Most of his life, Dad was a one-gun man and it was his old Browning A5 that he used to hunt mourning doves, teal or squirrels. The only difference was that when he hunted doves it would be with #7 1/2 shot and for teal and squirrels it would be #6s. He would try and aim in front of the squirrel’s head and attempt to get as few of the BBs in the body as possible. I, on the other hand, have always been a fan of the .22 rimfire rifle, with the only exceptions being the few times when I have taken my muzzle loading shotgun out and relived some history, where the shotgun behind the door was the game provider for the settler. It began for me with a Noble .22 single shot and from there it was a Sears semi auto .22 with a large high powered rifle scope. I shot a lot of ammo in those days and quite literally wore the Sears rifle out. But it was hard not to when I could buy a box of .22 short hollow points at the State Line gas station near Alexandria for 59 cents a box. When I say I shot a lot of .22 ammo, you must realize it was a different time period without a whole lot else to do. I have shot everything from hedge balls, walnuts, and even corn cobs in the hog lot.

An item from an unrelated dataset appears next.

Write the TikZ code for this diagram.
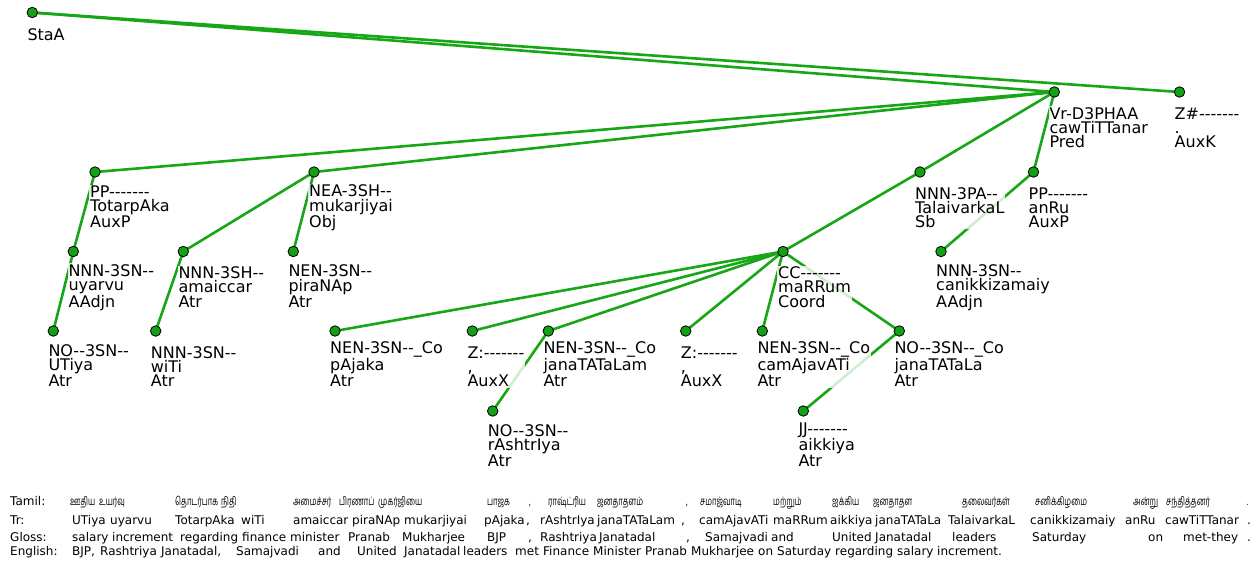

Following the Sears, I bought a Browning BLR lever action rifle until it went down. I purchased a used one a number of years ago and it has become my go to .22. With a large scope on the rifle, it becomes a real tack driver and just the thing for squirrel hunting where I prefer headshots if at all possible. I do not have a squirrel on hand for comparison, but I would guess that you’re talking about a target about the size of a golf ball, so you see why accuracy is everything.
Right now, the trees are loaded with both leaves and a mass crop. Once the leaves are down, squirrels shift their focus to foraging on the ground for nuts that have fallen from the trees and are buried beneath the leaves. This is the time I really enjoy stalking and it’s also a time when it’s possible to work your way in close. Give the animal time to dig through the leaves and find the acorn or hickory nut of its choice and let the squirrel begin chewing on it. At that time, the squirrel is motionless and focused on its meal, offering an easy shot.
If you have never been squirrel hunting, I would encourage you to give it a try, or if you’re like most of us and just haven’t tried it since you were a kid, it’s time you got back in the timber and in touch with your hunting roots. It’s also great practice for the upcoming deer archery season.